Air photographs seem to show a crop mark continuing the circle to the south-east of the linear bank, so that it seems likely to have been originally near circular. The linear bank which seems to have cut across this enclosure runs south-west to north-east and appears to be overlain by the main hillfort earthwork at the north-east entrance, as well as disappearing under the rampart at the south-west corner. It has been suggested that this may have been the original line decided for the hillfort rampart, and that there was subsequently a change of plan; this could only be shown if excavation were to prove the chronology to be suitable. Whatever the answer, the main hillfort rampart postdates the linear bank, and consists of a single bank and ditch with counterscarp enclosing over 15 hectares.
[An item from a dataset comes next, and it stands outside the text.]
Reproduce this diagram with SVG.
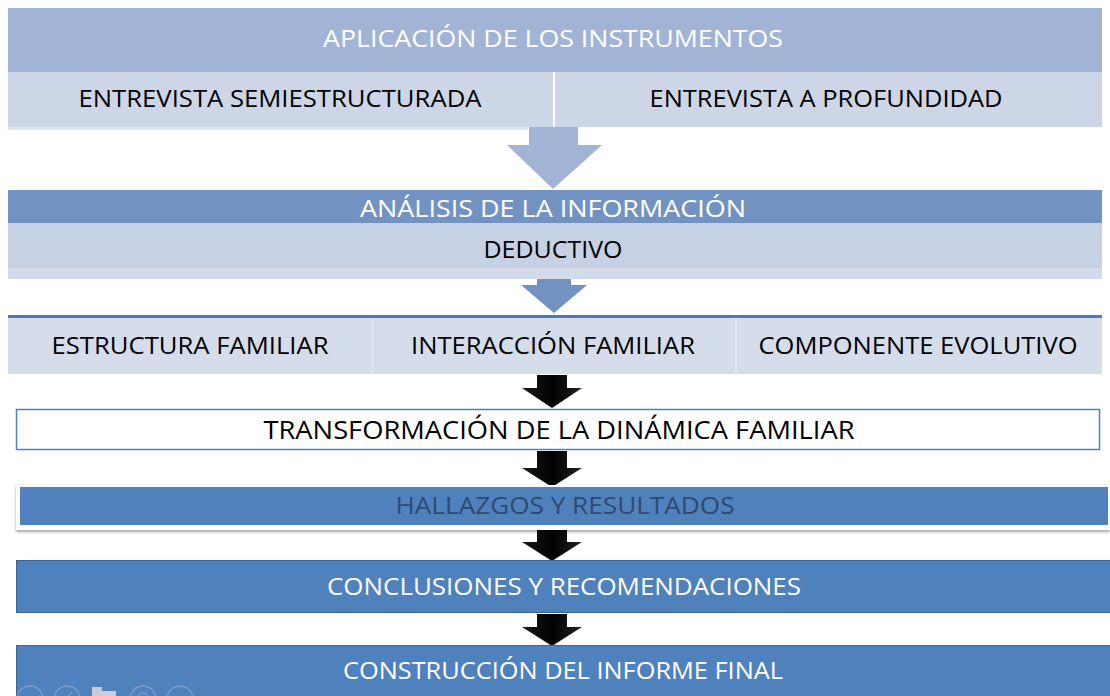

There are three entrances, in the north-west, north-east and south-east, none of them apparently of great complexity, though the overlapping, passage-style of that in the north-east contrasts with the more direct entry afforded by the other two entrances.

Signs of the quarry ditch are visible in the south-east, while small depressions at the north-west may represent hut sites or pits. Following all this activity a bank cuts off a small section of the southern part of the fort, and presumably dates to the Romano-British period or later.

Stray finds from the fort recorded by Colt Hoare include a jade axe, a ground flint axe and “British and Roman pottery’. A Roman bronze spoon was found in 1804. Trial excavations in 1957 yielded Iron Age pottery from the primary filling of the ditch of the inner enclosure. One of the barrows near the north-east gate produced a cremation, and Cunnington’s 1802 excavation of one of those in the south-west yielded only animal bones and burnt stones. His same-day excavation of the central tumulus was more profitable: the haul was a bronze dagger, bronze pin, a large amber ring and fifty amber beads.